Sole traders and people in a partnership are treated as self-employed in the benefit system. They must report their income and expenditure and their benefits are worked out on the profits they make, or a share of the profits if they are a partnership. See income from self-employment for more detail on what to report.

Treatment of directors in legacy benefits

Directors of limited companies are not technically self-employed. If they are paid by their company it is usually in the form of an employee's salary and a share of the profits through a dividend payment. In most parts of the legacy benefits system, such as in Housing Benefit, this is how company directors are treated. Any salary they pay themselves is treated as earnings from employment, not self-employment. If they receive a dividend payment, this is not treated as income, it is treated as an increase to their savings and capital.

In the calculator, please enter any salary you pay yourself as income from employment. If you pay a dividend you do not need to enter this as income, just enter how much money you have in bank accounts or other capital holdings after you have been paid your dividend.

Treatment of directors in Universal Credit

Universal Credit treats directors of small limited companies as self-employed, even though they are not. If you are a director of a company that appears to be run very similarly to a sole trading or partnership business, you will be treated as self-employed. That is, typically directors of small companies with one or two directors.
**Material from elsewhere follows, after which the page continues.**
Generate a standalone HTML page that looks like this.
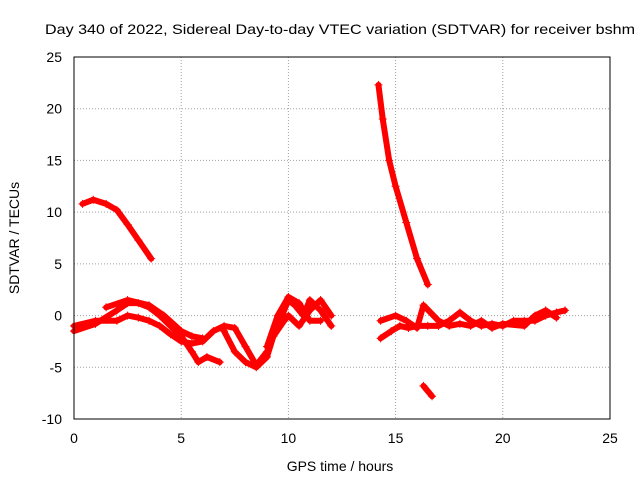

To calculate Universal Credit, all the money that comes in to your business is treated as your income (or your share if there are multiple directors). Similarly, all expenses that come out of the business are treated as your expenses for working out your profits. Any salary or dividend that you pay yourself is ignored. In the calculator, enter all income and expenses of the business as self-employed income and expenditure. See income from self-employment for more detail on what to report.